Soon after J and I got married (or maybe even a little bit before), we were at a family party with a bunch of his relatives when this conversation happened:
Fun Relative: Hey! Good to see you! How are you doing?
J: Fine! You?
FR: Good! Good!……..
J: Did you hear about the decision?
FR: Yes! Oh, man, can you believe that?
J: I know, right?! Well, anyway I think whoever they get in there is going to have a really hard time this season. I mean, look at what happened last year.
FR: That’s a really good point. Hey, I’m going to go get another beer. It was great talking to you!
K: Um, what just happened?
J: What? Oh…we were talking about sports.
K: Yes. That much I got. But what sport? Baseball? Football? Basketball? Were you talking about a coach? A quarterback?
J: I don’t know. Whatever. There’s always some decision that everyone’s upset about, last year was always bad, and we’re always hoping to turn it around this year.

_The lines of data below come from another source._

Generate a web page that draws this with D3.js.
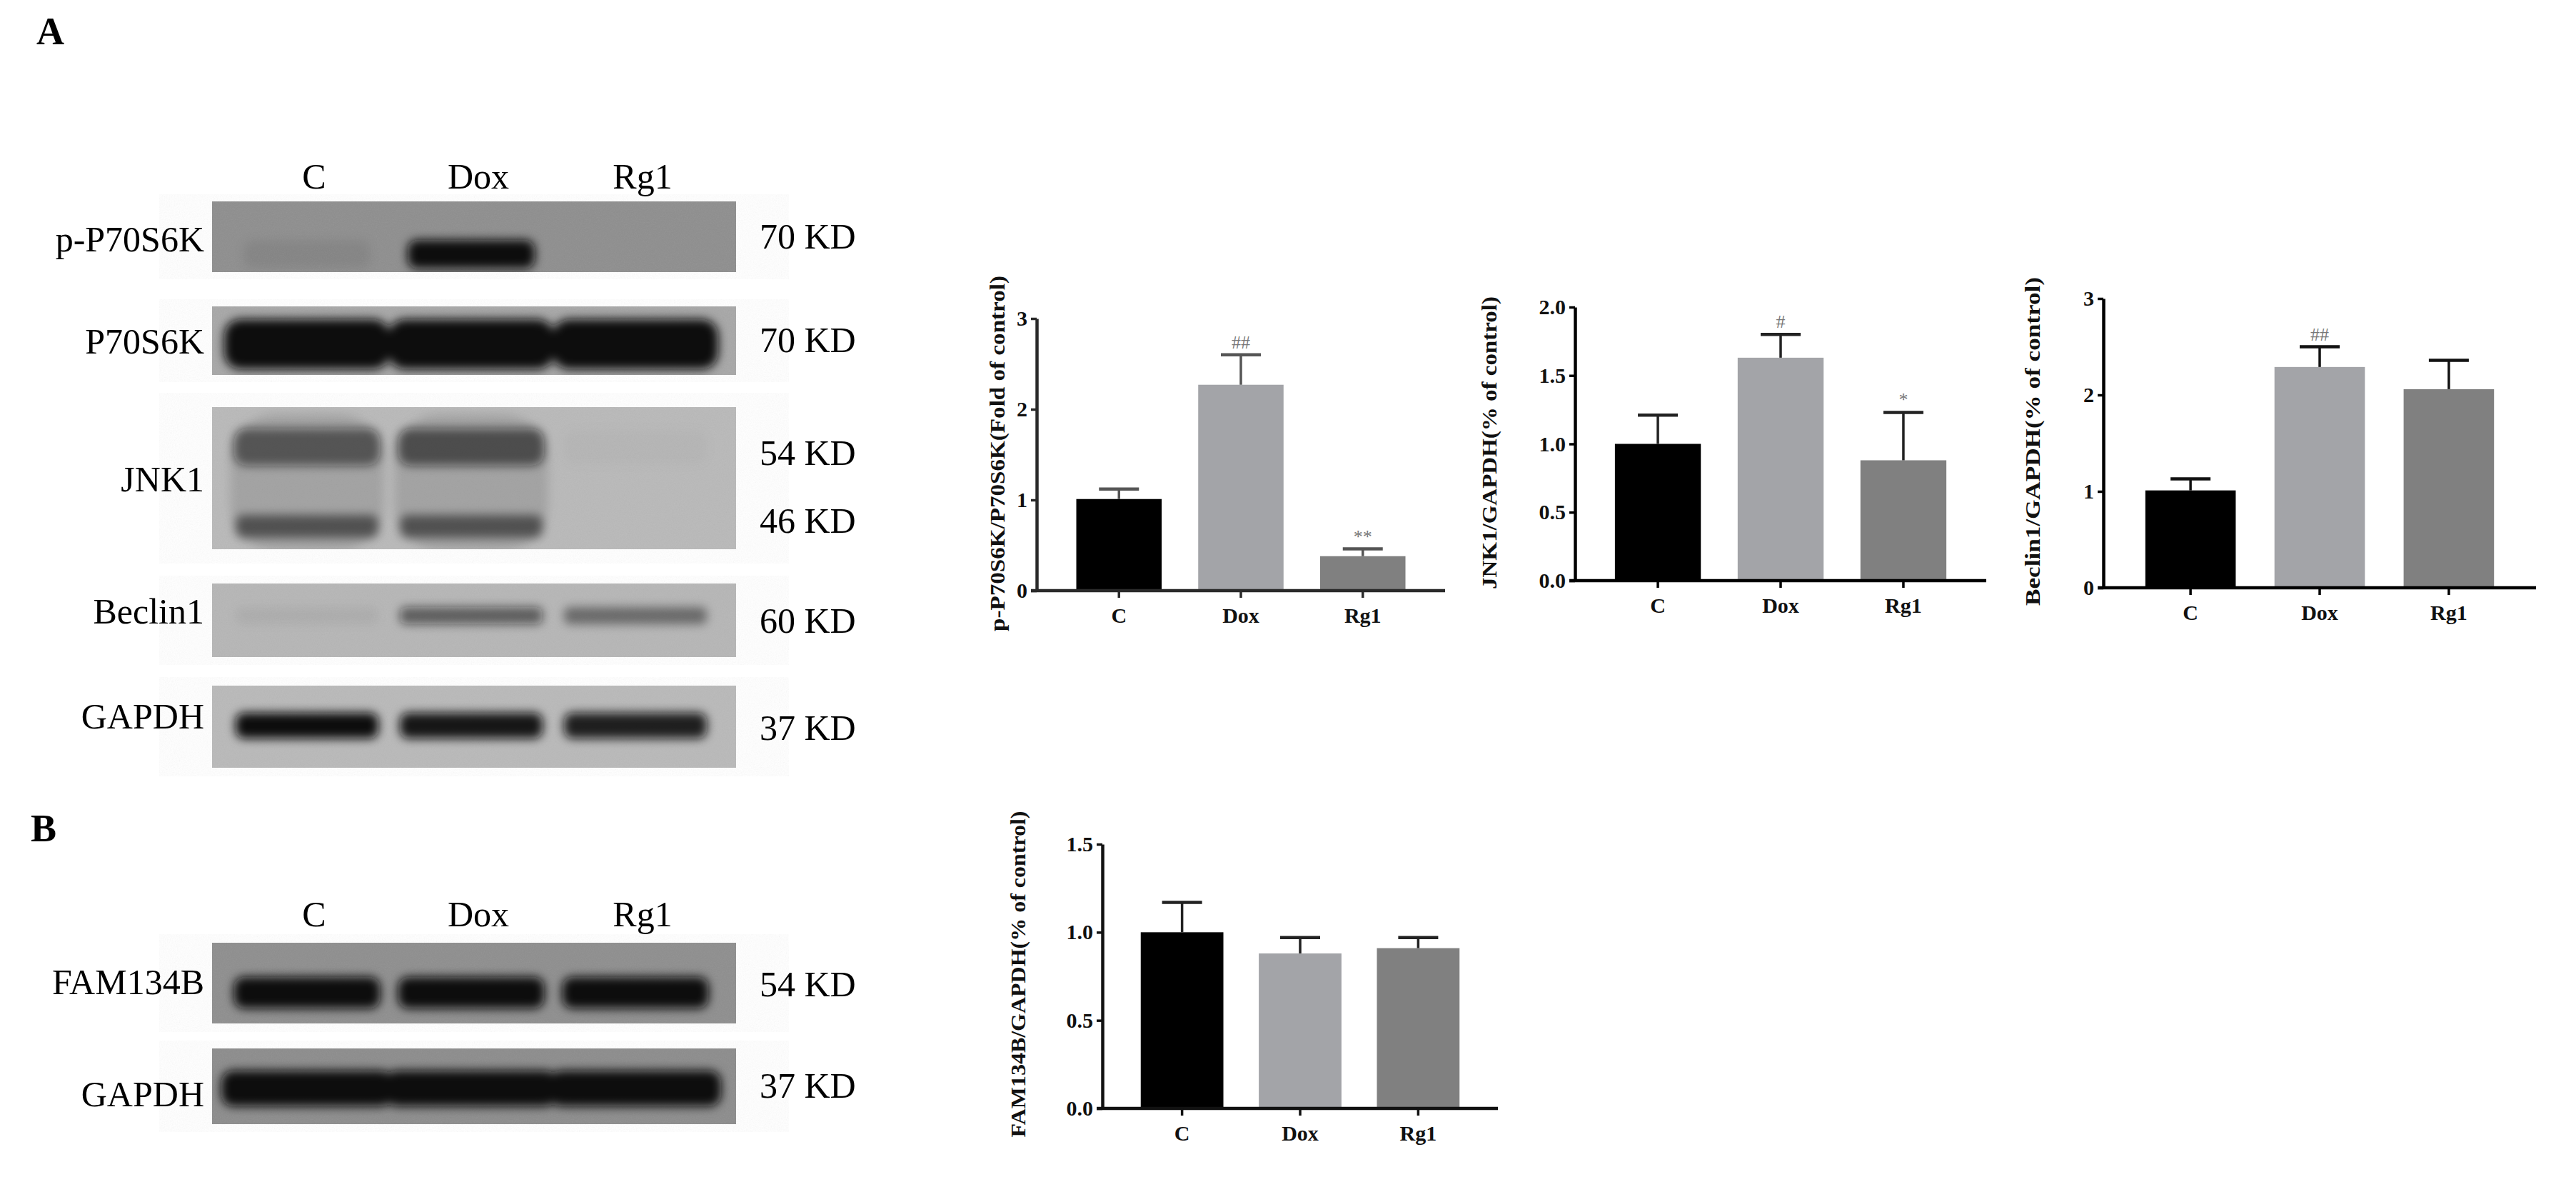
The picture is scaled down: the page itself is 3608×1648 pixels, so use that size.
<!DOCTYPE html>
<html>
<head>
<meta charset="utf-8">
<script src="https://cdn.jsdelivr.net/npm/d3@7"></script>
<style>
body { margin: 0; background: #fff; }
svg { display: block; }
</style>
</head>
<body>
<svg width="3608" height="1648"></svg>
<script>
// groups shared by blots and charts
var groups = ["C", "Dox", "Rg1"];

// densitometry (mean, upper SEM, significance marks)
var pS6KValues = [1.01, 2.27, 0.38];
var pS6KErr = [0.11, 0.33, 0.08];
var pS6KSig = ["", "##", "**"];

var jnkValues = [1.0, 1.63, 0.88];
var jnkErr = [0.21, 0.17, 0.35];
var jnkSig = ["", "#", "*"];

var beclinValues = [1.01, 2.29, 2.06];
var beclinErr = [0.12, 0.21, 0.30];
var beclinSig = ["", "##", ""];

var famValues = [1.0, 0.88, 0.91];
var famErr = [0.17, 0.09, 0.06];
var famSig = ["", "", ""];

var ticksFold = [0, 1, 2, 3];
var ticksJnk = [0, 0.5, 1.0, 1.5, 2.0];
var ticksFam = [0, 0.5, 1.0, 1.5];

// blot labels
var blotNamesA = ["p-P70S6K", "P70S6K", "JNK1", "Beclin1", "GAPDH"];
var blotNamesB = ["FAM134B", "GAPDH"];
var kdLabelsA = ["70 KD", "70 KD", "54 KD", "46 KD", "60 KD", "37 KD"];
var kdLabelsB = ["54 KD", "37 KD"];

// band darkness per lane (C, Dox, Rg1)
var pS6KBand = [0.07, 1.0, 0.0];
var s6kBand = [1.0, 1.0, 1.0];
var jnk54Band = [0.55, 0.6, 0.02];
var jnk46Band = [0.5, 0.5, 0.0];
var jnkSmear = [0.12, 0.12, 0.0];
var beclinBand = [0.05, 0.55, 0.42];
var gapdhBandA = [1.0, 0.95, 0.9];
var famBand = [1.0, 1.0, 1.0];
var gapdhBandB = [1.0, 1.0, 1.0];

var barColors = ["#000000", "#a3a4a8", "#808080"];
var serif = "'Liberation Serif', 'Times New Roman', serif";

var svg = d3.select("svg");
svg.append("rect").attr("width", 3608).attr("height", 1648).attr("fill", "#fff");

var defs = svg.append("defs");
defs.append("filter").attr("id", "blur").attr("x", "-30%").attr("y", "-80%").attr("width", "160%").attr("height", "260%")
    .append("feGaussianBlur").attr("stdDeviation", 7);
var grain = defs.append("filter").attr("id", "grain");
grain.append("feTurbulence").attr("type", "fractalNoise").attr("baseFrequency", 0.7).attr("numOctaves", 2).attr("seed", 4);
grain.append("feColorMatrix").attr("type", "saturate").attr("values", 0);

// panel letters
svg.append("text").attr("x", 51).attr("y", 62).text("A")
    .attr("font-family", serif).attr("font-weight", "bold").attr("font-size", 54);
svg.append("text").attr("x", 43).attr("y", 1178).text("B")
    .attr("font-family", serif).attr("font-weight", "bold").attr("font-size", 54);

// ---------- western blots ----------
var lane = d3.scalePoint().domain(groups).range([430, 890]);
var blotX0 = 297, blotX1 = 1031;

function laneLabels(y) {
    svg.append("g").selectAll("text")
        .data(groups)
        .enter()
        .append("text")
        .attr("x", function (d) { return lane(d) + 10; })
        .attr("y", y)
        .attr("text-anchor", "middle")
        .attr("font-family", serif)
        .attr("font-size", 50)
        .text(function (d) { return d; });
}

function drawBlot(b) {
    var g = svg.append("g");
    g.append("rect")
        .attr("x", blotX0).attr("y", b.top)
        .attr("width", blotX1 - blotX0).attr("height", b.h)
        .attr("fill", b.bg);
    g.append("rect")
        .attr("x", blotX0).attr("y", b.top)
        .attr("width", blotX1 - blotX0).attr("height", b.h)
        .attr("filter", "url(#grain)")
        .attr("opacity", 0.1);
    var clip = "clip" + b.top;
    defs.append("clipPath").attr("id", clip)
        .append("rect").attr("x", blotX0).attr("y", b.top)
        .attr("width", blotX1 - blotX0).attr("height", b.h);
    b.rows.forEach(function (r) {
        g.append("g").attr("clip-path", "url(#" + clip + ")")
            .append("g").attr("filter", "url(#blur)")
            .selectAll("rect")
            .data(r.vals)
            .enter()
            .append("rect")
            .attr("x", function (d, i) { return lane(groups[i]) - r.w / 2; })
            .attr("y", r.cy - r.h / 2)
            .attr("width", r.w)
            .attr("height", r.h)
            .attr("rx", r.h / 3)
            .attr("fill", "#0c0c0c")
            .attr("fill-opacity", function (d) { return d; });
    });
    g.append("text")
        .attr("x", 286).attr("y", b.labelY)
        .attr("text-anchor", "end")
        .attr("font-family", serif).attr("font-size", 50)
        .text(b.name);
    b.kd.forEach(function (k, i) {
        g.append("text")
            .attr("x", 1064).attr("y", b.kdY[i])
            .attr("font-family", serif).attr("font-size", 50)
            .text(k);
    });
}

laneLabels(264);
var blotsA = [
    { name: blotNamesA[0], top: 282, h: 99, bg: "#8e8e8e", labelY: 352, kd: [kdLabelsA[0]], kdY: [348],
      rows: [{ vals: pS6KBand, cy: 356, h: 40, w: 178 }] },
    { name: blotNamesA[1], top: 429, h: 96, bg: "#a7a7a7", labelY: 495, kd: [kdLabelsA[1]], kdY: [493],
      rows: [{ vals: s6kBand, cy: 482, h: 70, w: 232 }] },
    { name: blotNamesA[2], top: 570, h: 199, bg: "#b9b9b9", labelY: 688, kd: [kdLabelsA[2], kdLabelsA[3]], kdY: [651, 746],
      rows: [{ vals: jnkSmear, cy: 675, h: 190, w: 215 },
             { vals: jnk54Band, cy: 626, h: 52, w: 205 },
             { vals: jnk46Band, cy: 737, h: 32, w: 200 }] },
    { name: blotNamesA[3], top: 817, h: 103, bg: "#b6b6b6", labelY: 873, kd: [kdLabelsA[4]], kdY: [886],
      rows: [{ vals: beclinBand, cy: 862, h: 24, w: 200 }] },
    { name: blotNamesA[4], top: 960, h: 115, bg: "#b9b9b9", labelY: 1020, kd: [kdLabelsA[5]], kdY: [1036],
      rows: [{ vals: gapdhBandA, cy: 1016, h: 36, w: 200 }] }
];
blotsA.forEach(drawBlot);

laneLabels(1297);
var blotsB = [
    { name: blotNamesB[0], top: 1320, h: 113, bg: "#8e8e8e", labelY: 1392, kd: [kdLabelsB[0]], kdY: [1395],
      rows: [{ vals: famBand, cy: 1390, h: 44, w: 205 }] },
    { name: blotNamesB[1], top: 1468, h: 106, bg: "#8c8c8c", labelY: 1549, kd: [kdLabelsB[1]], kdY: [1537],
      rows: [{ vals: gapdhBandB, cy: 1524, h: 50, w: 240 }] }
];
blotsB.forEach(drawBlot);

// ---------- bar charts ----------
function drawChart(c) {
    var g = svg.append("g");
    var x = d3.scaleBand().domain(groups).range([c.x0, c.x1]).paddingInner(0.3).paddingOuter(0.325);
    var y = d3.scaleLinear().domain([0, c.max]).range([c.y0, c.y1]);
    var rows = groups.map(function (k, i) {
        return { key: k, v: c.values[i], e: c.err[i], s: c.sig[i], color: barColors[i] };
    });

    g.selectAll(".bar")
        .data(rows)
        .enter()
        .append("rect")
        .attr("x", function (d) { return x(d.key); })
        .attr("y", function (d) { return y(d.v); })
        .attr("width", x.bandwidth())
        .attr("height", function (d) { return y(0) - y(d.v); })
        .attr("fill", function (d) { return d.color; });

    var cap = 56;
    g.selectAll(".stem")
        .data(rows)
        .enter()
        .append("line")
        .attr("x1", function (d) { return x(d.key) + x.bandwidth() / 2; })
        .attr("x2", function (d) { return x(d.key) + x.bandwidth() / 2; })
        .attr("y1", function (d) { return y(d.v); })
        .attr("y2", function (d) { return y(d.v + d.e); })
        .attr("stroke", c.errColor)
        .attr("stroke-width", 3.5);
    g.selectAll(".cap")
        .data(rows)
        .enter()
        .append("line")
        .attr("x1", function (d) { return x(d.key) + x.bandwidth() / 2 - cap / 2; })
        .attr("x2", function (d) { return x(d.key) + x.bandwidth() / 2 + cap / 2; })
        .attr("y1", function (d) { return y(d.v + d.e); })
        .attr("y2", function (d) { return y(d.v + d.e); })
        .attr("stroke", c.errColor)
        .attr("stroke-width", 4.5);
    g.selectAll(".sig")
        .data(rows)
        .enter()
        .append("text")
        .attr("x", function (d) { return x(d.key) + x.bandwidth() / 2; })
        .attr("y", function (d) { return y(d.v + d.e) - 9; })
        .attr("text-anchor", "middle")
        .attr("font-family", serif)
        .attr("font-size", 26)
        .attr("fill", "#777")
        .text(function (d) { return d.s; });

    var ya = g.append("g")
        .attr("transform", "translate(" + c.x0 + ",0)")
        .call(d3.axisLeft(y).tickValues(c.ticks).tickFormat(d3.format(c.fmt)).tickSize(8).tickSizeOuter(0).tickPadding(5));
    var xa = g.append("g")
        .attr("transform", "translate(0," + c.y0 + ")")
        .call(d3.axisBottom(x).tickSize(10).tickSizeOuter(0).tickPadding(14));
    [ya, xa].forEach(function (a) {
        a.select(".domain").attr("stroke", c.axisColor).attr("stroke-width", 4.5);
        a.selectAll(".tick line").attr("stroke", c.axisColor).attr("stroke-width", 3.5);
        a.selectAll(".tick text").attr("fill", "#111").attr("font-family", serif)
            .attr("font-weight", "bold").attr("font-size", 30);
    });
    xa.select(".domain").attr("d", "M" + (c.x0 - 8) + ",0H" + c.x1);

    g.append("text")
        .attr("transform", "translate(" + c.tx + "," + c.ty + ") rotate(-90)")
        .attr("text-anchor", "middle")
        .attr("dominant-baseline", "central")
        .attr("font-family", serif)
        .attr("font-weight", "bold")
        .attr("font-size", 29)
        .attr("fill", "#111")
        .attr("textLength", c.tlen)
        .attr("lengthAdjust", "spacingAndGlyphs")
        .text(c.title);
}

drawChart({ x0: 1452, x1: 2024, y0: 827, y1: 446, max: 3, ticks: ticksFold, fmt: "d",
    values: pS6KValues, err: pS6KErr, sig: pS6KSig, errColor: "#555", axisColor: "#2a2a2a",
    title: "p-P70S6K/P70S6K(Fold of control)", tx: 1397, ty: 635, tlen: 498 });
drawChart({ x0: 2206, x1: 2782, y0: 813, y1: 430, max: 2, ticks: ticksJnk, fmt: ".1f",
    values: jnkValues, err: jnkErr, sig: jnkSig, errColor: "#222", axisColor: "#000",
    title: "JNK1/GAPDH(% of control)", tx: 2086, ty: 620, tlen: 410 });
drawChart({ x0: 2946, x1: 3552, y0: 823, y1: 418, max: 3, ticks: ticksFold, fmt: "d",
    values: beclinValues, err: beclinErr, sig: beclinSig, errColor: "#111", axisColor: "#000",
    title: "Beclin1/GAPDH(% of control)", tx: 2847, ty: 618, tlen: 460 });
drawChart({ x0: 1544, x1: 2098, y0: 1552, y1: 1182, max: 1.5, ticks: ticksFam, fmt: ".1f",
    values: famValues, err: famErr, sig: famSig, errColor: "#222", axisColor: "#111",
    title: "FAM134B/GAPDH(% of control)", tx: 1426, ty: 1364, tlen: 457 });
</script>
</body>
</html>
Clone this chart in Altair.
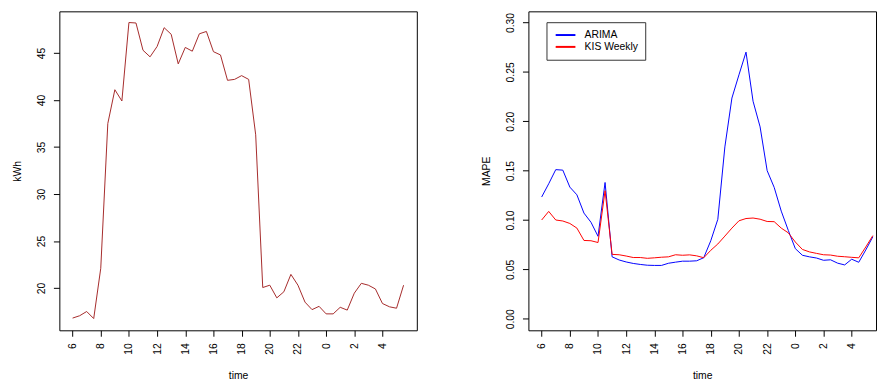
import altair as alt
import pandas as pd

# half-hour slots starting at 06:00
slots = list(range(48))
kwh = [16.8, 17.05, 17.5, 16.75, 22.1, 37.5, 41.1, 39.9, 48.25, 48.2,
       45.3, 44.6, 45.7, 47.7, 47.0, 43.85, 45.6, 45.2, 47.05, 47.3,
       45.15, 44.8, 42.1, 42.2, 42.6, 42.2, 36.3, 20.05, 20.3, 18.95,
       19.6, 21.45, 20.3, 18.5, 17.7, 18.05, 17.25, 17.25, 17.95, 17.65,
       19.45, 20.5, 20.3, 19.9, 18.35, 18.0, 17.85, 20.3]
arima = [0.1233, 0.1367, 0.151, 0.1505, 0.1333, 0.1255, 0.107, 0.0977, 0.0835, 0.138,
         0.0627, 0.0595, 0.0575, 0.056, 0.055, 0.0542, 0.054, 0.054, 0.0562, 0.0573,
         0.0583, 0.0583, 0.0587, 0.0618, 0.079, 0.1007, 0.174, 0.2235, 0.247, 0.270,
         0.2203, 0.1943, 0.150, 0.133, 0.109, 0.0895, 0.071, 0.0643, 0.0627, 0.0615,
         0.0592, 0.0597, 0.0563, 0.0545, 0.0603, 0.0572, 0.0697, 0.083]
kis = [0.100, 0.1087, 0.100, 0.099, 0.0965, 0.0918, 0.0793, 0.079, 0.0772, 0.1297,
       0.0652, 0.0648, 0.0635, 0.062, 0.062, 0.0612, 0.0617, 0.0623, 0.0627, 0.0648,
       0.0643, 0.0647, 0.0637, 0.0618, 0.0693, 0.0757, 0.0837, 0.0918, 0.0992, 0.1015,
       0.102, 0.1008, 0.0985, 0.0983, 0.0918, 0.087, 0.0777, 0.0702, 0.0677, 0.0662,
       0.0648, 0.0645, 0.0633, 0.0628, 0.0622, 0.0617, 0.0727, 0.0842]
series_names = ["ARIMA", "KIS Weekly"]
series_colors = ["#0000FF", "#FF0000"]
tick_slots = [0, 4, 8, 12, 16, 20, 24, 28, 32, 36, 40, 44]
tick_labels = ["6", "8", "10", "12", "14", "16", "18", "20", "22", "0", "2", "4"]
kwh_ticks = [20, 25, 30, 35, 40, 45]
mape_ticks = [0.0, 0.05, 0.10, 0.15, 0.20, 0.25, 0.30]

FONT = "Liberation Sans"
FS = 10.5

label_expr = ""
for s, l in zip(tick_slots, tick_labels):
    label_expr += f"datum.value == {s} ? '{l}' : "
label_expr += "''"

df_left = pd.DataFrame({"slot": slots, "kwh": kwh})
df_right = pd.DataFrame({
    "slot": slots * 2,
    "mape": arima + kis,
    "series": [series_names[0]] * 48 + [series_names[1]] * 48,
})

H = 323
W_LEFT = 362
W_RIGHT = 352
GAP = 113


def x_axis():
    return alt.Axis(values=tick_slots, labelExpr=label_expr, labelAngle=270,
                    labelAlign="right", labelBaseline="middle", labelPadding=6.5,
                    tickSize=6, title="time", titleY=46.3, titleBaseline="middle",
                    titleAlign="center")


def y_axis(title, values, fmt=None):
    kw = dict(values=values, labelAngle=270, labelAlign="center",
              labelBaseline="bottom", labelPadding=6.7, tickSize=6,
              title=title, titleAngle=270, titleX=-42.3, titleY=H / 2,
              titleAlign="center", titleBaseline="middle")
    if fmt:
        kw["format"] = fmt
    return alt.Axis(**kw)


left = alt.Chart(df_left).mark_line(color="#A52A2A", strokeWidth=1).encode(
    x=alt.X("slot:Q", scale=alt.Scale(domain=[-1.88, 48.88], nice=False, zero=False),
            axis=x_axis()),
    y=alt.Y("kwh:Q", scale=alt.Scale(domain=[15.5, 49.44], nice=False, zero=False),
            axis=y_axis("kWh", kwh_ticks)),
).properties(width=W_LEFT, height=H)

right = alt.Chart(df_right).mark_line(strokeWidth=1).encode(
    x=alt.X("slot:Q", scale=alt.Scale(domain=[-1.88, 47.45], nice=False, zero=False),
            axis=x_axis()),
    y=alt.Y("mape:Q", scale=alt.Scale(domain=[-0.0117, 0.3113], nice=False, zero=False),
            axis=y_axis("MAPE", mape_ticks, ".2f")),
    color=alt.Color("series:N",
                    scale=alt.Scale(domain=series_names, range=series_colors),
                    legend=alt.Legend(title=None, orient="none",
                                      legendX=W_LEFT + GAP + 18.3, legendY=11,
                                      strokeColor="#333333", fillColor="white", padding=7,
                                      symbolType="M-0.74,0H3.26", symbolSize=100,
                                      symbolStrokeWidth=2, labelOffset=19.6, rowPadding=0,
                                      labelFont=FONT, labelFontSize=FS, labelColor="black",
                                      direction="vertical")),
).properties(width=W_RIGHT, height=H)

chart = alt.hconcat(left, right, spacing=GAP, bounds="flush").properties(
    padding={"left": 4, "top": 0, "right": 0, "bottom": 0}
).configure_view(stroke="black", strokeWidth=1).configure_axis(
    grid=False, domain=False, labelFont=FONT, labelFontSize=FS, labelColor="black",
    titleFont=FONT, titleFontSize=FS, titleFontWeight="normal", titleColor="black",
    tickColor="black", tickWidth=1
)

chart.save("out.html", embed_options={"renderer": "svg", "actions": False})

It is useful, then, to be able to recognize when other people are speaking a subculture’s lingo so you can choose to participate, if you know enough words. My husband is one of the best people at this that I’ve ever seen (see above). So having a shared language as a subculture is not the problem, then. Expecting everyone else to speak your lingo and then start agreeing with you about everything is.